◆ **Problem description**: Without the pictures, print the lines running from the beginning of the material to the line containing "import pandas as pd", both ends included.
▽
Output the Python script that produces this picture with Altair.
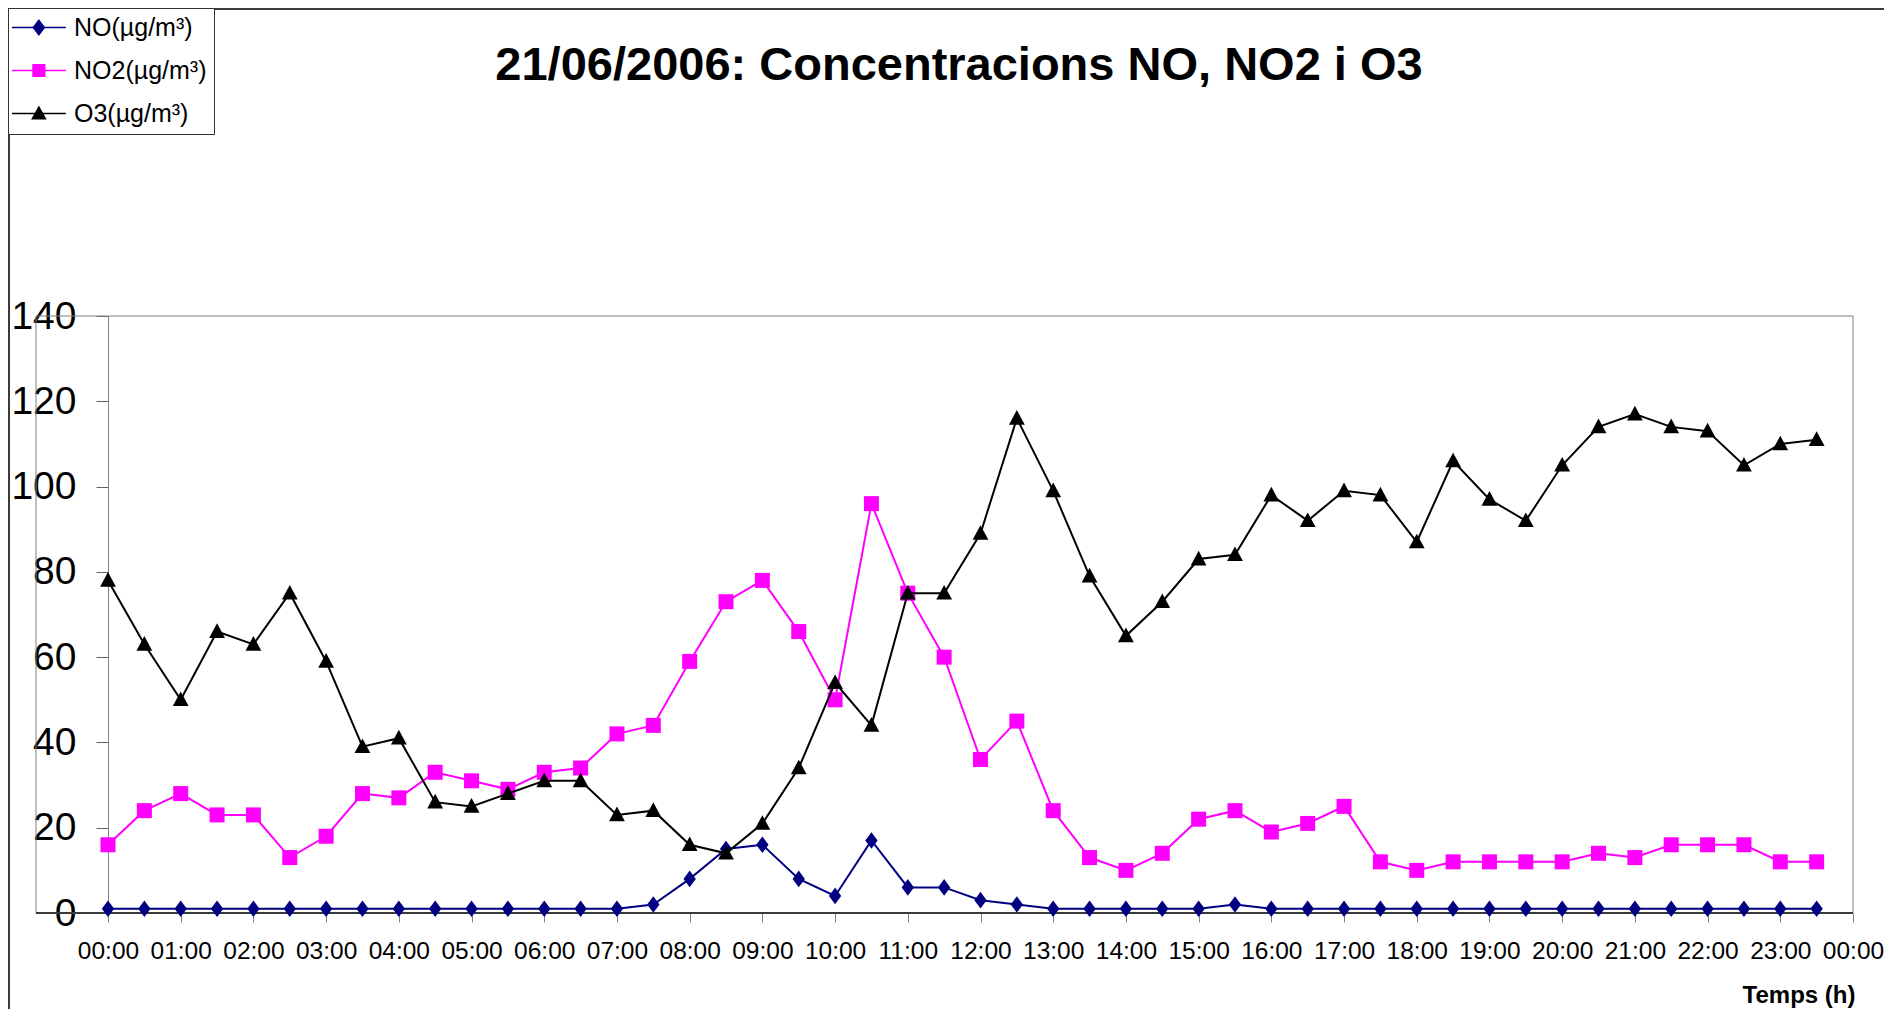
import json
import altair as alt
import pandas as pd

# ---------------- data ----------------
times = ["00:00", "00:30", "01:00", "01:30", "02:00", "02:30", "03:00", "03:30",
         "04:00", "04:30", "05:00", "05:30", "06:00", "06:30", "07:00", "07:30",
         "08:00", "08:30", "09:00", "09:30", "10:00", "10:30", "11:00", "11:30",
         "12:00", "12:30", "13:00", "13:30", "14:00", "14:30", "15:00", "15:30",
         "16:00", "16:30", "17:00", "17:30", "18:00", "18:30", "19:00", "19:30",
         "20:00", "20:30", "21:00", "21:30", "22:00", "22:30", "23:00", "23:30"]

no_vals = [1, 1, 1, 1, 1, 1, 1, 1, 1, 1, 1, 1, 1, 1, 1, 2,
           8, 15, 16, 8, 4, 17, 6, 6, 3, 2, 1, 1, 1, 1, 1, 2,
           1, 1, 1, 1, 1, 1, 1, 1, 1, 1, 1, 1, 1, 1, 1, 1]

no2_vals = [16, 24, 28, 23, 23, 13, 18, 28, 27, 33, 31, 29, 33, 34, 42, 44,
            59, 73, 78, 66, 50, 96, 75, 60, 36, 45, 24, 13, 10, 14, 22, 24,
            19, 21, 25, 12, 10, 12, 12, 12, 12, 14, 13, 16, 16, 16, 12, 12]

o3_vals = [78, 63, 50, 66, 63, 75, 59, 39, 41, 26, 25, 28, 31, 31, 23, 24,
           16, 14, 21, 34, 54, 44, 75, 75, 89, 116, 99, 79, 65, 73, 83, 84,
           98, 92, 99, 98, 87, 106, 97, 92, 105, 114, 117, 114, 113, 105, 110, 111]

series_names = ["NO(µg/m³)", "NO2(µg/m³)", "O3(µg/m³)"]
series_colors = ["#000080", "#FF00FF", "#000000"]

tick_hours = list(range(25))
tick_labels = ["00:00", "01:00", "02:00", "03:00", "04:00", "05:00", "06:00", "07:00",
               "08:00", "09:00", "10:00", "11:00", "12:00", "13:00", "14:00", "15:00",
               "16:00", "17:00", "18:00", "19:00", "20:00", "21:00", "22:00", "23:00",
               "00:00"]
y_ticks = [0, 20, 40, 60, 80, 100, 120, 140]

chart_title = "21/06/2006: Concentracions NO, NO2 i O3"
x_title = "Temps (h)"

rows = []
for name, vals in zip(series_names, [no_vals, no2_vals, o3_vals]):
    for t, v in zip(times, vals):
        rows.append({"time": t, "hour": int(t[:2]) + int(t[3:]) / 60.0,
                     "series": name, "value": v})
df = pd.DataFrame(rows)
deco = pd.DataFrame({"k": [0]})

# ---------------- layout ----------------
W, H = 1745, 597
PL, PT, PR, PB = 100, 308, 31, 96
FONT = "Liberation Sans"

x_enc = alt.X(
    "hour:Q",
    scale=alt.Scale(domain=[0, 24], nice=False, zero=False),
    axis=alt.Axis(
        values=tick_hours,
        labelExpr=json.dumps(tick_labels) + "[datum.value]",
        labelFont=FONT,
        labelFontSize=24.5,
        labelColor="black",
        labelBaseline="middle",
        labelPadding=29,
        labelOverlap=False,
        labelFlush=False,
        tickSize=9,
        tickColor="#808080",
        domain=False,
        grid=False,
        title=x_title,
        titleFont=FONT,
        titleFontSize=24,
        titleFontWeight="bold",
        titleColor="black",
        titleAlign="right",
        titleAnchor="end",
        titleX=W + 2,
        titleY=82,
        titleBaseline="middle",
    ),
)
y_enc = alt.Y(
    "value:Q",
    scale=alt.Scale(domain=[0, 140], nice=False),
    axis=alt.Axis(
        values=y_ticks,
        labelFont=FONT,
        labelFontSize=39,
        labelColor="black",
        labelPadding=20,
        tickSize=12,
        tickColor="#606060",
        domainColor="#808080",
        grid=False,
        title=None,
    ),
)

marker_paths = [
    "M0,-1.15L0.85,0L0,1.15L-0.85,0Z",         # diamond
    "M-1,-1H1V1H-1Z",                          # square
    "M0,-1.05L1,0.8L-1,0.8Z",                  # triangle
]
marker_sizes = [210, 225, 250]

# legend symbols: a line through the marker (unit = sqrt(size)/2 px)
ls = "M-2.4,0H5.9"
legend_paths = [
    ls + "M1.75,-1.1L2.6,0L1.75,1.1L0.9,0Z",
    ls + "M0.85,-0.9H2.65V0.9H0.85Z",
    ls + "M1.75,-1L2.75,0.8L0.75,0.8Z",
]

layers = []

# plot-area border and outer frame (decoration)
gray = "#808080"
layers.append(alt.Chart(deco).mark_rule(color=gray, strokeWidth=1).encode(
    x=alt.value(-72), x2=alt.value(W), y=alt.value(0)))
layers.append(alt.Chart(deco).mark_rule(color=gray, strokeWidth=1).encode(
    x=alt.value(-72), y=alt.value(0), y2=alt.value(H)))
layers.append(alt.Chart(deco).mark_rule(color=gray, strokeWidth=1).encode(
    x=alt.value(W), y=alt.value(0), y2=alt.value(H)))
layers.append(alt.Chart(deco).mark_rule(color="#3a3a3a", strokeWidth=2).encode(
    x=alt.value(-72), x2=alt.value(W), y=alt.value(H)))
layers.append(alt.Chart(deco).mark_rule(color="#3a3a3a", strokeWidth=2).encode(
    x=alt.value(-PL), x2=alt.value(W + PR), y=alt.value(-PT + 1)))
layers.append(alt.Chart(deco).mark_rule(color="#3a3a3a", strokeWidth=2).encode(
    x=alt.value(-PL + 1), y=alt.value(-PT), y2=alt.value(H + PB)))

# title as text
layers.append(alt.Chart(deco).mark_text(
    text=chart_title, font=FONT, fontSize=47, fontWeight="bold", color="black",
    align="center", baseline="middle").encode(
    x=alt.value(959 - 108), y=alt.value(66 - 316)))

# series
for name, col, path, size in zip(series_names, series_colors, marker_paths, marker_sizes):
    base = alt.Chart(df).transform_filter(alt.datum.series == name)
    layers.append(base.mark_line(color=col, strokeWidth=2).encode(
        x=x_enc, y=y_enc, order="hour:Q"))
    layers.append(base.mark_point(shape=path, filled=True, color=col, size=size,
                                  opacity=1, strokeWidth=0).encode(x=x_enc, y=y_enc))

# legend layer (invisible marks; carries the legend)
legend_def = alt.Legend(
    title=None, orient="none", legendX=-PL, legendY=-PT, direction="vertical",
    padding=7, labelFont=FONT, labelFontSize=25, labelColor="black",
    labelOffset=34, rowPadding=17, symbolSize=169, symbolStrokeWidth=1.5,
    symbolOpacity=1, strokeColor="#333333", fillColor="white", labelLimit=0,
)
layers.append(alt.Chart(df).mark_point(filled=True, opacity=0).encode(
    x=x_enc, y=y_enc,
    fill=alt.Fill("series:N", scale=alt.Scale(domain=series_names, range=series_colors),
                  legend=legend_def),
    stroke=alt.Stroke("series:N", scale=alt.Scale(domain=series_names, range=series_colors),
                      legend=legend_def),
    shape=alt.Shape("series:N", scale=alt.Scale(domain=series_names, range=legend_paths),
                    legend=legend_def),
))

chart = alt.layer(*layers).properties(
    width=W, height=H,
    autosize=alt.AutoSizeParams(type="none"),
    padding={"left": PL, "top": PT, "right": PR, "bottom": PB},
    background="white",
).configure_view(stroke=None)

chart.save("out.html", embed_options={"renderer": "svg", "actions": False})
△
◆ **In response**:
Output the Python script that produces this picture with Altair.
import json
import altair as alt
import pandas as pd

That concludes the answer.